One of the things that helped convince the multi-national drug companies, activists say, was publicity. AIDS activists were calling the big drug makers greedy and insensitive, saying they cared more about profits than peoples' lives.
Ms. Philip says the pressure extends to Aspen and other generic manufacturers, as well. She says, from a public relations perspective, the company had to put Stavudine on the market at the lowest possible price, with minimal profit. But she says there was never really a question of giving the drugs away for free.
"That was never our chosen route," he said. Supplying free drugs is not sustainable for a business.... because they need their business to be sustainable. And it's very nice to be socially inclined and worry about the poor and dying. But unless you're getting some sort of return from a business point of view, how do you keep doing that?"
Ms. Philip says Aspen got into the anti-retroviral business not so much to make a profit, but because it is a South African company, with South African workers and South African customers. AIDS, she says, could hurt the company in exactly the same way it is hurting the rest of the country.
Aspen is currently in the process of rolling out its own treatment program for its employees, as other companies have already done, including mining giant Anglo American. Anglo decided that spending money on anti-retrovirals would, in the end, be cheaper than having to train thousands of new workers to replace the ones who were dying of AIDS.
But for Aspen Pharmacare, another part of the puzzle was the desire to show the South African government and the world that it is possible to produce a local solution to Africa's greatest crisis.
"To my way of thinking, Stavudine was symbolic," he said. "More than the actual medicine, it was symbolic of the fact that South Africa could come up with a solution. .... What we're hoping is that government will pick up not only on the supply of medicine, but the building of a capacity. Because today, it's AIDS - what's the disease going to be tomorrow? Is Africa going to go back again to the West and say, please, drop it in our hands? Or are we going to start taking ownership of these problems and developing our own solution?"

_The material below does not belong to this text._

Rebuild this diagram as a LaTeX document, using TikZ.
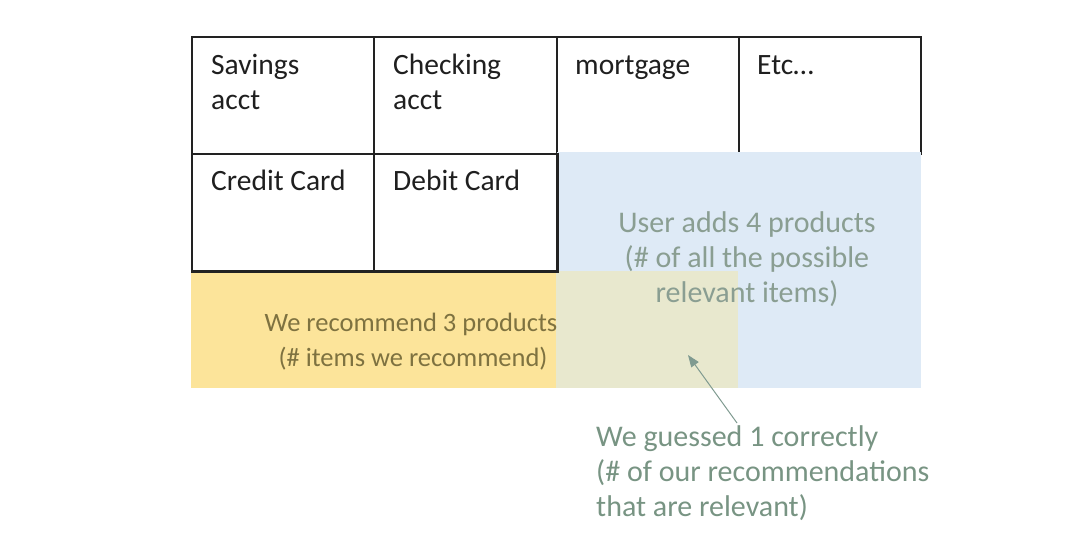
\documentclass[tikz,border=0pt]{standalone}
\usepackage{fontspec}
\setmainfont{Carlito}
\usetikzlibrary{arrows.meta}
\definecolor{yel}{HTML}{FCE49A}
\definecolor{blu}{HTML}{DEEAF6}
\definecolor{ovl}{HTML}{E8E8CE}
\definecolor{gridc}{HTML}{222222}
\definecolor{ytext}{HTML}{7E7240}
\definecolor{btext}{HTML}{8A9E92}
\definecolor{gtext}{HTML}{789483}
\definecolor{arr}{HTML}{7F9A90}
\tikzset{
  cell/.style={draw=gridc, line width=2.2pt, anchor=north west, inner sep=0pt},
  celltext/.style={anchor=base west, inner sep=0pt, font=\fontsize{29.5}{35}\selectfont, text=black!88},
  area/.style={anchor=north west, inner sep=0pt, draw=none},
  lbl/.style={inner sep=0pt, align=center, font=\fontsize{30}{35}\selectfont},
  ylbl/.style={inner sep=0pt, align=center, font=\fontsize{26.5}{35}\selectfont},
}
\begin{document}
\begin{tikzpicture}[x=1pt,y=-1pt]
\useasboundingbox (0,0) rectangle (1082,554);
% grid cells
\node[cell, minimum width=182pt, minimum height=117pt] (c11) at (191,36) {};
\node[cell, minimum width=183pt, minimum height=117pt] (c12) at (373,36) {};
\node[cell, minimum width=182pt, minimum height=117pt] (c13) at (556,36) {};
\node[cell, minimum width=182pt, minimum height=117pt] (c14) at (738,36) {};
\node[cell, minimum width=182pt, minimum height=117pt] (c21) at (191,153) {};
\node[cell, minimum width=183pt, minimum height=117pt] (c22) at (373,153) {};
% shaded areas
\node[area, fill=blu, minimum width=364pt, minimum height=236pt] (blue) at (557,152) {};
\node[area, fill=yel, minimum width=365pt, minimum height=117pt] (yellow) at (191,271) {};
\node[area, fill=ovl, minimum width=182pt, minimum height=117pt] (both) at (556,271) {};
% redraw lines touching areas
\draw[gridc, line width=2.2pt] (c22.north east) -- (c22.south east) -- (c21.south west);
% cell texts
\node[celltext] (t1) at (211,74) {Savings};
\node[celltext] (t1b) at (211,109) {acct};
\node[celltext] (t2) at (393,74) {Checking};
\node[celltext] (t2b) at (393,109) {acct};
\node[celltext] (t3) at (575,74) {mortgage};
\node[celltext] (t4) at (757,74) {Etc…};
\node[celltext] (t5) at (211,190) {Credit Card};
\node[celltext] (t6) at (393,190) {Debit Card};
% labels
\node[lbl, text=btext, anchor=base] (ub) at (747,232) {User adds 4 products};
\node[lbl, text=btext, anchor=base] (ub2) at (747,267) {(\# of all the possible};
\node[lbl, text=btext, anchor=base] (ub3) at (747,302) {relevant items)};
\node[ylbl, text=ytext, anchor=base] (wr) at (411,331) {We recommend 3 products};
\node[ylbl, text=ytext, anchor=base] (wr2) at (413,366) {(\# items we recommend)};
\node[lbl, text=gtext, anchor=base west] (g1) at (596,446) {We guessed 1 correctly};
\node[lbl, text=gtext, anchor=base west] (g2) at (596,481) {(\# of our recommendations};
\node[lbl, text=gtext, anchor=base west] (g3) at (596,516) {that are relevant)};
\coordinate (tip) at (688,355);
\coordinate (tail) at (737,423);
\draw[arr, line width=1pt, -{Triangle[length=12pt,width=9pt]}] (tail) -- (tip);
\end{tikzpicture}
\end{document}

Aspen Pharmacare and three Indian drug makers have signed an agreement with the Clinton Foundation, set up by former U.S. President Bill Clinton to manufacture low-priced generic anti-retrovirals for nine countries in Africa and the Caribbean. As part of the deal, the companies agreed to open their books to Clinton Foundation experts, who found ways of cutting the prices of the drugs even lower than they had been.
The foundation says only about $50,000 people in sub-Saharan Africa are currently on anti-retroviral therapy, while another four million people need it right now.